For nearly two years the Madoff affair has made it very difficult for me to find time to write political blogs. That still remains true. But I shall write a short one here because of longstanding concerns, which can only become worse in view of the smashing victory for arch conservatism on November 2nd.
Two years ago I thought Obama was one of the smartest men, and conceivably the best speaker, ever to enter the White House. Today my main impression is that, for all his intellectual smarts, he is horribly lacking in judgment. Crassly put, he is a fool.
The conservative wing of the "national" Republican Party -- which today is a major share of that party if not all of it -- made clear early on that it had but one overarching goal: defeat Obama's plans. To that end the national wing of the Party was willing to say and do almost anything. Obama's response was to try to "make nice," to say he wanted to work with and cooperate with people who did not give a fig for cooperation, but wanted only to savage him and his policies in order to get back into national power and who therefore said that failure to do what they wanted done on the national scene was ipso facto a failure to allow them to participate in structuring policies. Apparently being a prisoner of his own background, in which his golden tongue enabled him to overcome opposition and to get ahead at least from the time he entered law school at Harvard, Obama failed to understand the obvious, failed to understand what anyone who has ever faced bitter, unyielding opposition would understand immediately: there are people with whom it is profitless to try to "make nice" because they wish to fight you bitterly no matter what, no matter how much you wish to "make nice" with them and to compromise with them.
Now that the national Republicans have handed him his head, Obama still wants to "make nice" with them. For all his intellectual smarts, Obama just didn't get it and doesn't get it. He lacks judgment.

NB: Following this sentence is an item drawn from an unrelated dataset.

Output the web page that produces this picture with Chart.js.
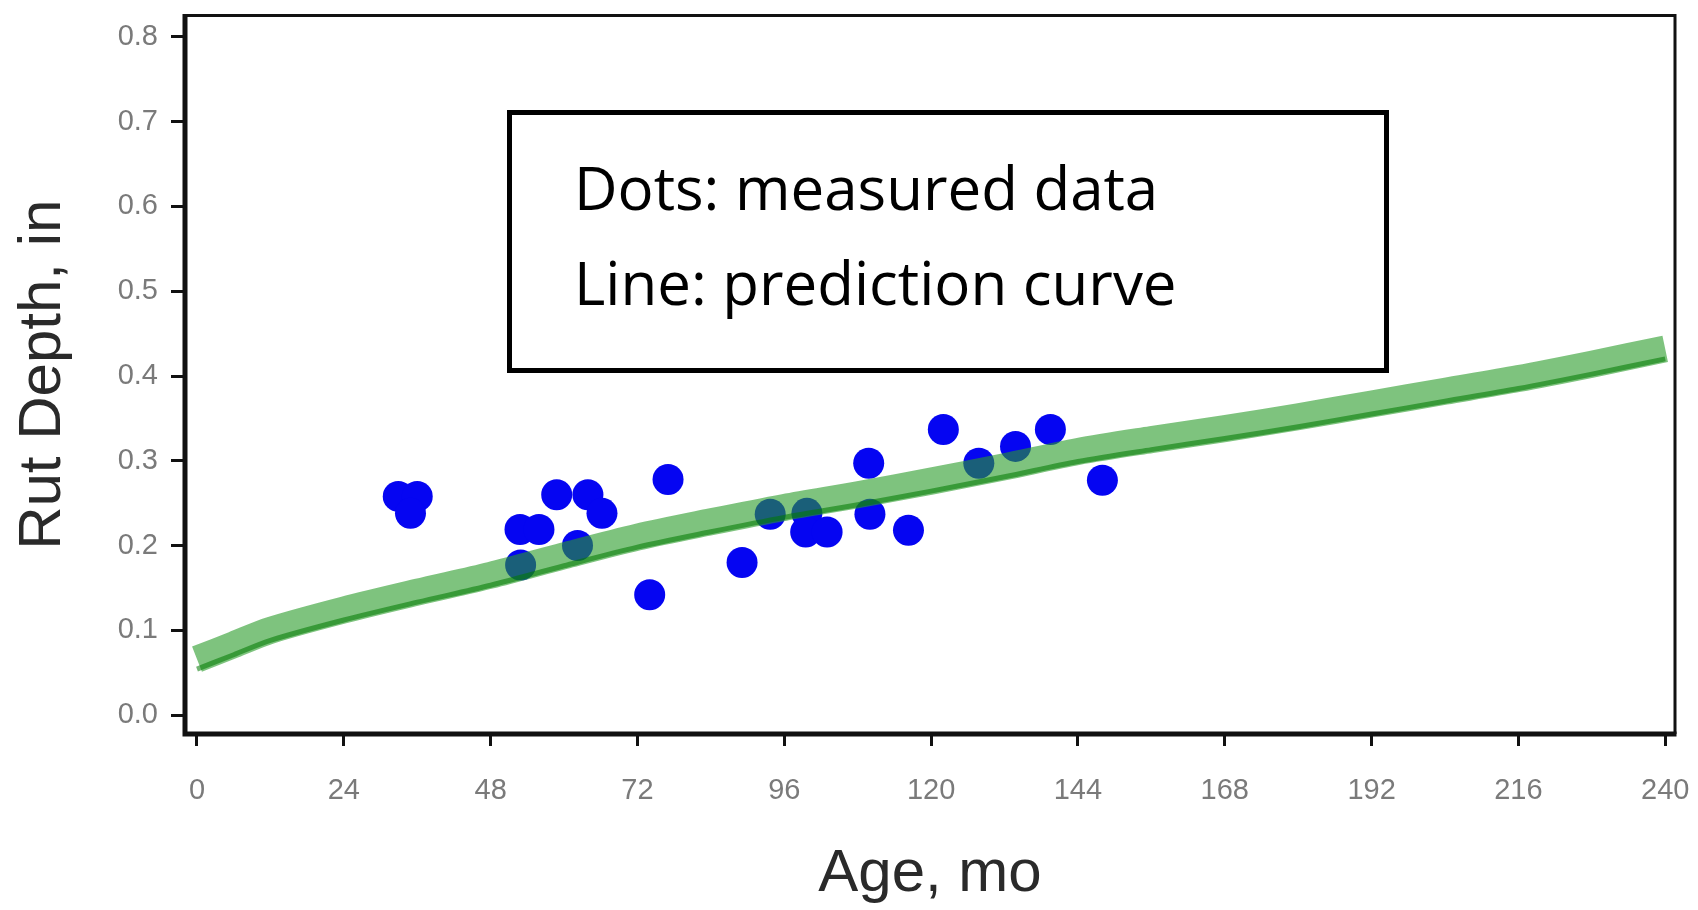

Of course, he and his acolytes will say he is simply trying to be politically cooperative and to achieve his ends that way. Forget it. The Republicans who lead the national Republican Party want his derriere out. They will savage him and his policies, and blame him and his policies for everything wrong in the country, until, as they just did for the last two years, they have the country angry at him (as at present) and are able to "diselect" him in 2012. That is their goal and all else -- including the good of the country -- is secondary to them, even if Obama doesn't understand this.
Then there are his policies, which too often lack good sense, although the points on which they lack good sense are usually not the ones on which the national leaders of the Republican Party assail him. I used to think that a lot of the opposition to him was pure racism, no matter how much people denied this. I still think that, with regard to a lot of his opponents, racism is deeply involved. But it is pretty plain that racism is a long way from being the whole story, because some of his most important policies simply lack sense. He has listened to fools like Summers and Geithner, to Wall Street and big business, and to the generals, instead of taking the obviously sensible courses.